Israel's solar power aspirations are a guiding light to the future
In 2009, Israel's Knesset set an ambitious goal – to make 10% of all of Israel's energy renewable by 2020. At the time, this struck many as an unrealistically tall order. After all, renewable energy only accounted for a paltry few decimal points of a percent of Israel's annual energy needs.
Today though, the image is much different. Thanks to widespread incentive programs, increased adoption of solar panels by private homeowners, and other clean energy developments, Israel is already up to 2.6% renewable energy. But, it is the culmination of years of effort that will really take Israel into a renewable future – as represented by the world's tallest solar tower.

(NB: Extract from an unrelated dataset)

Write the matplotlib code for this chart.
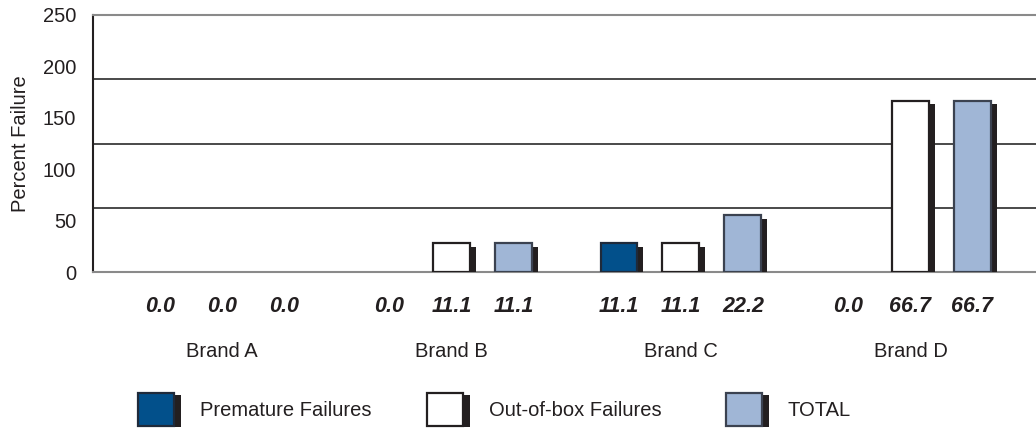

Dubbed the Ashalim Project, the plant is actually comprised of three separate sites. These massive fields work like technological green-houses, gobbling up sunlight and repossessing it for energy. While each part of the project is impressive, the site of the tower is particularly striking. Resembling the impact crater of a technological meteor that has landed in the Negev desert, the tower stands in the center of dozens of concentric rings each made up of thousands of high-tech solar mirrors, radiating outward. It is an incredible sight, representing a national commitment to solar energy at a scale that has never been seen before.
Each site works in concert with each other utilizing both solar thermal energy (concentrating and converting the heat generated by the sun into harnessable energy) and photovoltaic (converting light into electricity using semiconducting materials) generation techniques.
The tower uses an uncommon method of turning light into usable energy. All of those thousands of concentric solar mirrors reflect and focus the heat of the sun on the very top of tower, which in turn heats a massive boiler used to spin a turbine. It is an absolutely incredible feat of ingenuity.
The other sites are focused on conventional photovoltaic conversion and solar thermal energy. More than 500 THOUSAND mirrors collect and concentrate the heat of sun and direct to a delicately arranged series of glass-insulated pipes. These pipes absorb that heat and transfer it to oil that is constantly circulated through those pipes which in turn heats water into steam to power turbines. The oil is reused and 90% of the water is captured and re-used making it not only clean energy, but one of the most efficient production sites of clean energy in the world.
Put together, the three sites will provide approximately 300 megawatts of electricity daily, effectively doubling Israel's renewable energy output.
Why renewable energy?
For many nations, the push towards renewable energy is a relatively recent phenomenon, mostly spurred on by economic and environmental concerns. For Israel though, renewable energy has been a long time fixation, dating back to the foundation of the country. David Ben-Gurion famously promised "to make the desert bloom” and a key part of that vision was securing a source of renewable energy. In 1949, Ben-Gurion established positions and offices for top researchers to examine revolutionary, and at the time unthinkable, renewable energy options. While other nations enjoying the post-war boom were happily burning up coal and gulping down fuel to heat their homes and run their cars during the '50s, Israeli minds were already prototyping and designing solar and wind alternatives, spearheading much of the work that has allowed solar energy to develop to the mature point it has now.
Part of this was practical. When Israel was an early nation, it was believed that there were few natural fuel sources within its borders. With often contentious political relationships with its oil supplying neighbors, it was indeed a savvy idea to consider alternatives. But it also is a continuation of the same attitude of self-sufficiency and innovation that drove many of the early kibbutz, the idea that a community should be able to come together and find solutions to their common problems.
The same drive can be seen today in both Israel's quest for renewable energy, and its modern innovation in water management. Despite all odds, Israel is indeed making the desert bloom.